Sessions signs memo curtailing DOJ use of consent decrees with police departments

Sessions signs memo curtailing DOJ use of consent decrees with police departments

[Ed. – This is a good thing.  Consent decrees function to embed federal “monitors” in local law enforcement, reducing local accountability to voters. They also open the door wide to perpetual shakedowns of local governments by the activists who ride consent-decree coattails and wield vetoes over monitors’ assessments. In too many ways, it’s basically a syndicate racket.  Not a good model for federalism.]

Former Attorney General Jeff Sessions has drastically limited the ability of federal law enforcement officials to use court-enforced agreements to overhaul local police departments accused of abuses and civil rights violations, the Justice Department announced on Thursday.

In a major last-minute act, Mr. Sessions signed a memorandum on Wednesday before President Trump fired him sharply curtailing the use of so-called consent decrees, court-approved deals between the Justice Department and local governments that create a road map of changes for law enforcement and other institutions.

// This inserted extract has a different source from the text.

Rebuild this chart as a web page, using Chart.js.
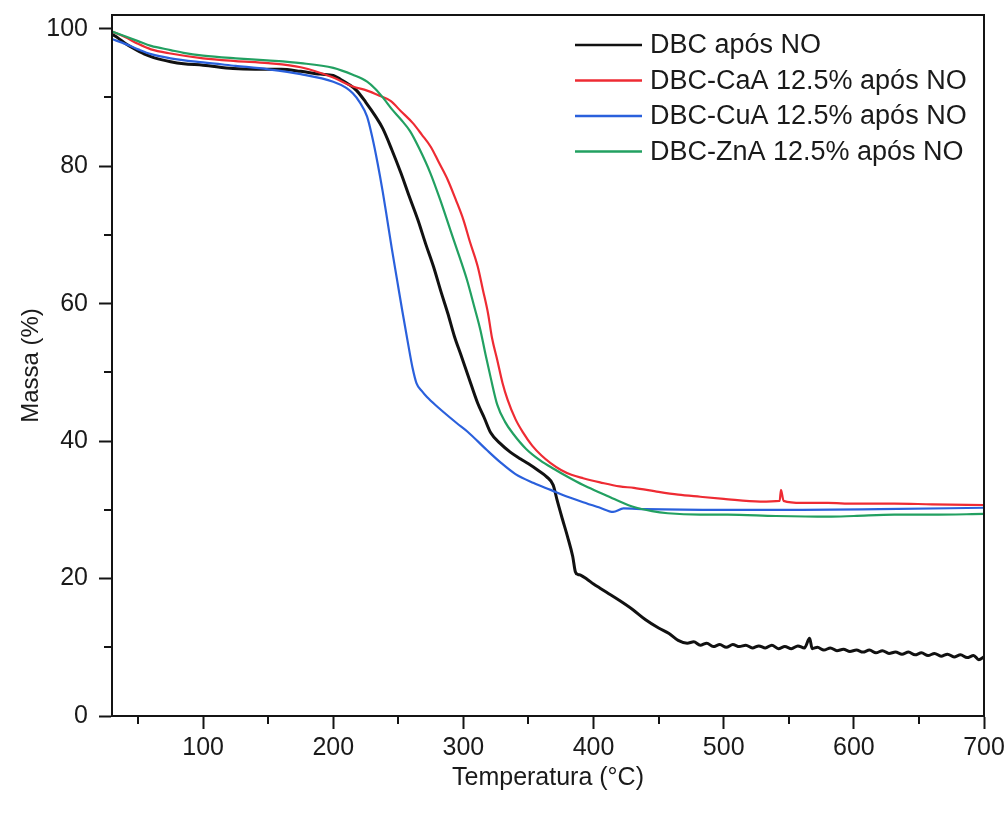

The move means that the decrees, used aggressively by Obama-era Justice Department officials to fight police abuses, will be more difficult to enact. Mr. Sessions had signaled he would pull back on their use soon after he took office when he ordered a review of the existing agreements, including with police departments in Baltimore, Chicago and Ferguson, Mo., enacted amid a national outcry over the deaths of black men at the hands of officers.